I am in the fortunate position of having been able to take from work some mini PCs that were no longer good enough for the company's needs, and all that was done was to remove the hard drives to avoid any personal or sensitive data accidentally being passed on. My current Home Assistant box at home is one such repurposed mini PC and all I needed to do was buy a new hard drive before downloading and installing HA onto it. That cost me the princely sum of £26.99 at the end of May last year.
A family member has recently bought a house and is now interested in getting Home Assistant installed there. No problem, I thought; I've still got a repurposed mini PC available; I'll just get a new hard drive. The only problem is that exactly the same hard drive (a 512Gb NVMe module) from exactly the same vendor now has a price tag of £74.99; almost 3 times the price. The last time I remember seeing something like this was after the 2011 earthquake in Japan when a key semiconductor factory was damaged. I'm also well aware there was another global shortage of semiconductors in 2020 as a result of the Covid pandemic. Both of those instances could reasonably have been called "acts of God" and therefore not reasonable to foresee.
Not so this time, though. There is indeed a global chip shortage but the reasons are more prosaic. It's AI. The rapid expansion of AI services offered to us all has triggered a huge need for more data centres and more servers to go in them, meaning a voracious appetite for chips. At the same time, the demand for electronics in other consumer goods hasn't dropped off so the AI industry - where the money seems to be at the moment - is paying top dollar for the pick of the manufacturers' production. As a result, the cost of computers and computer components has rocketed, some products (for example the Sony Playstation 6) have had their launch date delayed by months or even years because of supply issues and several tech manufacturers have suffered a hit on their profitability with consequent dips in their share prices.
I'm not going to argue that AI doesn't have benefits. However, I find it hard to believe the majority of AI processing isn't expended on document summarising that we could do ourselves, photo editing to make absurd pictures of friends and family, manipulating videos to create compellingly believable "fake news" and even creating posts on forums to sidestep the author having to do it themselves. And the cost of this benefit? We've already got another thread or two looking at the ecological effect of all the heat produced by these data centres, but now we all have to pay dramatically more to buy the electronic kit we need to access the AI that's pushing the prices up.
Can we PLEASE all step back from AI for a moment and make a conscious decision to use it only when it actually adds real value, not just when it's convenient?

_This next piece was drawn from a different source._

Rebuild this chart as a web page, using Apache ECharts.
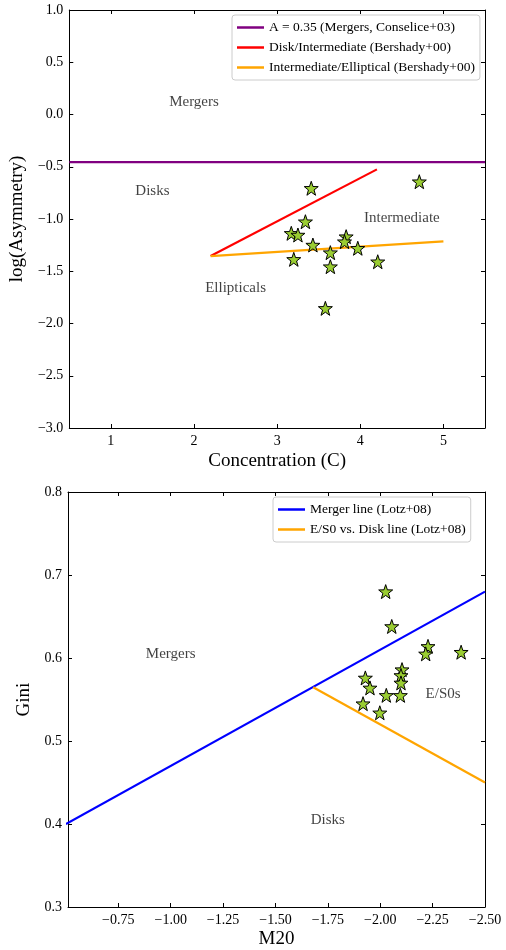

**Steps back down off soapbox, takes a big deep breath.**
105 m2 bungalow in South East England
Mitsubishi Ecodan 8.5 kW air source heat pump
18 x 360W solar panels
1 x 6 kW GroWatt battery and SPH5000 inverter
1 x Myenergi Zappi
1 x VW ID3
Raised beds for home-grown veg and chickens for eggs
"Semper in excretia; sumus solum profundum variat"
Oh Thank you Major, I was just beginning to wonder where my soap box had gorne! 😉 Toodles.
Toodles, heats his home with cold draughts and cooks food with magnets.